Монастырский был поэтом, Кабаков — романистом; Пригов же оказывается укоренен в третьем литературном роде, в драме. «Драма» — по-гречески «действие», «представление» — было основой его акционизма и синтетического перформативного жанра. Но она же лежала в основе как приговской поэзии и прозы (с постоянной инсценировкой конфликта между разными голосами), так и, что для нас наиболее интересно сейчас, в основе его работы в области визуального искусства. Пригов не только сам постоянно был «на сцене» (как чтец, рапсод, актер, общественный деятель), но и мыслил всегда категориями сцены.
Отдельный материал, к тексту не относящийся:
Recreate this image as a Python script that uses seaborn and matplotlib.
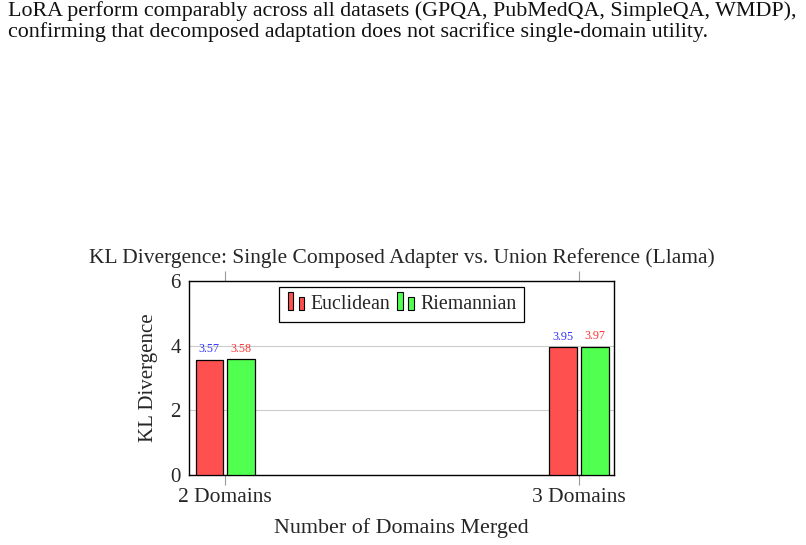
import matplotlib
matplotlib.use("Agg")
import matplotlib.pyplot as plt
import seaborn as sns
import pandas as pd
from matplotlib.patches import Rectangle
from matplotlib.legend_handler import HandlerBase

categories = ["2 Domains", "3 Domains"]
methods = ["Euclidean", "Riemannian"]
euclidean = [3.57, 3.95]
riemannian = [3.58, 3.97]
title = "KL Divergence: Single Composed Adapter vs. Union Reference (Llama)"
xlabel = "Number of Domains Merged"
ylabel = "KL Divergence"
yticks = [0, 2, 4, 6]
page_lines = [
    "LoRA perform comparably across all datasets (GPQA, PubMedQA, SimpleQA, WMDP),",
    "confirming that decomposed adaptation does not sacrifice single-domain utility.",
]

df = pd.DataFrame({
    "cat": categories * 2,
    "method": [methods[0]] * 2 + [methods[1]] * 2,
    "kl": euclidean + riemannian,
})

sns.set_theme(style="white")
plt.rcParams["font.family"] = ["Liberation Serif", "DejaVu Serif"]

W, H = 806, 545
fig = plt.figure(figsize=(W / 100, H / 100), dpi=100)

# page text
fig.text(8 / W, 1 - 11 / H, page_lines[0], fontsize=15.8, va="center", ha="left", color="#111111")
fig.text(8 / W, 1 - 32 / H, page_lines[1], fontsize=15.8, va="center", ha="left", color="#111111")

L, R, T, B = 189, 614, 281, 475
ax = fig.add_axes([L / W, 1 - B / H, (R - L) / W, (B - T) / H])

colors = {"Euclidean": "#ff5050", "Riemannian": "#50ff50"}
sns.barplot(data=df, x="cat", y="kl", hue="method", palette=colors, width=0.18, gap=0.145,
            edgecolor="black", linewidth=0.9, saturation=1, ax=ax, legend=False, zorder=3)

ax.set_xlim(-0.102, 1.099)
ax.set_ylim(0, 6)
ax.set_yticks(yticks)
ax.set_yticklabels([str(v) for v in yticks], fontsize=15)
ax.set_xticks([0, 1])
ax.set_xticklabels(categories, fontsize=15.5)
ax.tick_params(axis="x", direction="out", length=7, width=0.8, color="#999999", pad=2,
               top=True, bottom=True)
ax.tick_params(axis="y", length=0, pad=6)
ax.yaxis.grid(True, color="#cccccc", linewidth=0.8, zorder=0)
ax.set_axisbelow(True)
for s in ax.spines.values():
    s.set_color("black")
    s.set_linewidth(1.0)
    s.set_visible(True)

ax.set_xlabel(xlabel, fontsize=15.8, labelpad=8)
ax.set_ylabel(ylabel, fontsize=15, labelpad=9)
ax.set_title(title, fontsize=15.5, pad=13)

# value labels
label_colors = ["#3333ff", "#ff3333"]
for container, lc in zip(ax.containers, label_colors):
    ax.bar_label(container, fmt="%.2f", color=lc, fontsize=8.7, padding=3)


class TwoBarHandler(HandlerBase):
    def create_artists(self, legend, orig_handle, xdescent, ydescent, width, height, fontsize, trans):
        fc = orig_handle.get_facecolor()
        bw = width * 0.28
        r1 = Rectangle((-xdescent + width * 0.05, -ydescent - 1), bw, height + 3, facecolor=fc,
                       edgecolor="black", linewidth=0.8, transform=trans)
        r2 = Rectangle((-xdescent + width * 0.60, -ydescent - 1), bw, height * 0.75 + 2, facecolor=fc,
                       edgecolor="black", linewidth=0.8, transform=trans)
        return [r1, r2]


handles = [Rectangle((0, 0), 1, 1, facecolor=colors[m]) for m in methods]
leg = ax.legend(handles, methods, loc="upper center", bbox_to_anchor=(0.5, 0.97), ncol=2,
                fontsize=14.3, frameon=True, fancybox=False, edgecolor="black", framealpha=1,
                handler_map={Rectangle: TwoBarHandler()}, handlelength=1.0, handletextpad=0.2,
                columnspacing=0.3, borderpad=0.4, borderaxespad=0)
leg.get_frame().set_linewidth(0.9)

fig.savefig("out.png", dpi=100, facecolor="white")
Среди ранних пьес Пригове следует отметить такие сочинения, как «Пьеса в постановке» (1977) на абстрактный сюжет, описывающий в первую очередь фабулу пространственных изменений внутри сценической коробки[832], «Революция» («радиотрагедия для двух репродукторов», 1979, в которой действуют большие народные массы и два источника идеологических указаний, постоянно противоречащие друг другу)[833], «Вопрос закрыт» («пьеса с пониманием и послушанием зала», действие которой происходит на собрании и заканчивается приходом уборщицы) и более ранняя (1973, по свидетельству Бориса Орлова) «Место Бога»[834].

В литературном отношении эти тексты Пригова (кроме более традиционно построенного «Места Бога» — классической пьесы с длинными монологами и короткими ремарками) представляют собой некий «нарратив о пьесе», нечто среднее между расширенной ремаркой автора, который еще только надеется увидеть свое произведение на сцене, и подробным отчетом критика, уже видящего эту сцену и декорации на ней, в терминологии Пригова — «театр». Так, в пьесе «Революция» авторская ремарка сообщает, что предполагается «совсем мало актеров. В основном театр и зрители»[835]. Само название «Пьеса в постановке» обозначает этот жанр описания реализованного проекта. Но «Пьесой в постановке», «поставленной» в пространстве, занимающей определенное место, можно было назвать и приговские инсталляции, представляющие собой (как и в случае инсталляций Кабакова) пространственную форму текста, своего рода «письмо пространством». А пьесу, соответственно, назвать «Пьесой в инсталляции», если бы в начале 1970-х годов это слово в СССР уже было распространено.